Histamine-2 receptor antagonist famotidine modulates cardiac stem cell characteristics in hypertensive heart disease.

BACKGROUND: Cardiac stem cells (CSCs) play a vital role in cardiac homeostasis. A decrease in the efficiency of cardiac stem cells is speculated in various cardiac abnormalities. The maintenance of a healthy stem cell population is essential for the prevention of adverse cardiac remodeling leading to cardiac failure. Famotidine, a histamine-2 receptor antagonist, is currently used to treat ulcers of the stomach and intestines. In repurposing the use of the drug, reduction of cardiac hypertrophy and improvement in cardiac function of spontaneously hypertensive rats (SHR) was reported by our group. Given that stem cells are affected in cardiac pathologies, the effect of histamine-2 receptor antagonism on CSC characteristics was investigated. METHODS: To examine whether famotidine has a positive effect on CSCs, spontaneously hypertensive rats (SHR) treated with the drug were sacrificed; and CSCs isolated from atrial appendages was evaluated.

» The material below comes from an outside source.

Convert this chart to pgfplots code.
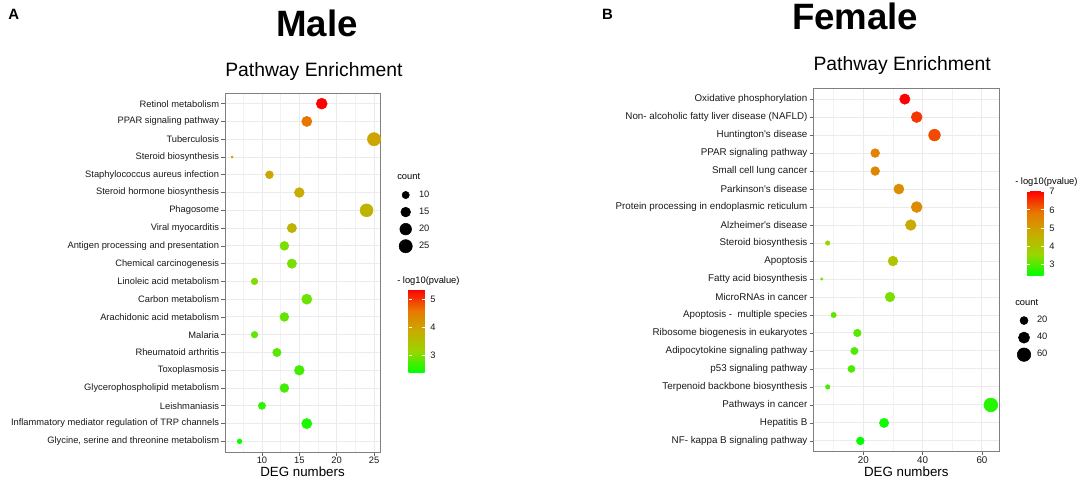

Six-month-old male SHRs were treated with famotidine (30 mg/kg/day) for two months. The effect of famotidine treatment on migration, proliferation and survival of CSCs was compared with untreated SHRs and normotensive Wistar rats. RESULTS: Functional efficiency of CSCs from SHR was compromised relative to that in Wistar rat. Famotidine increased the migration and proliferation potential, along with retention of stemness of CSCs in treated SHRs. Cellular senescence and oxidative stress were also reduced. The expression of H2R was unaffected by the treatment. DISCUSSION: As anticipated, CSCs from SHRs were functionally impaired. Stem cell attributes of famotidine-treated SHRs was comparable to that of Wistar rats. Therefore, in addition to being cardioprotective, the histamine 2 receptor antagonist modulated cardiac stem cells characteristics. Restoration of stem cell efficiency by famotidine is possibly mediated by reduction of oxidative stress as the expression of H2R was unaffected by the treatment. Maintenance of healthy stem cell population is suggested as a possible mechanism underlying the cardioprotective effect of famotidine.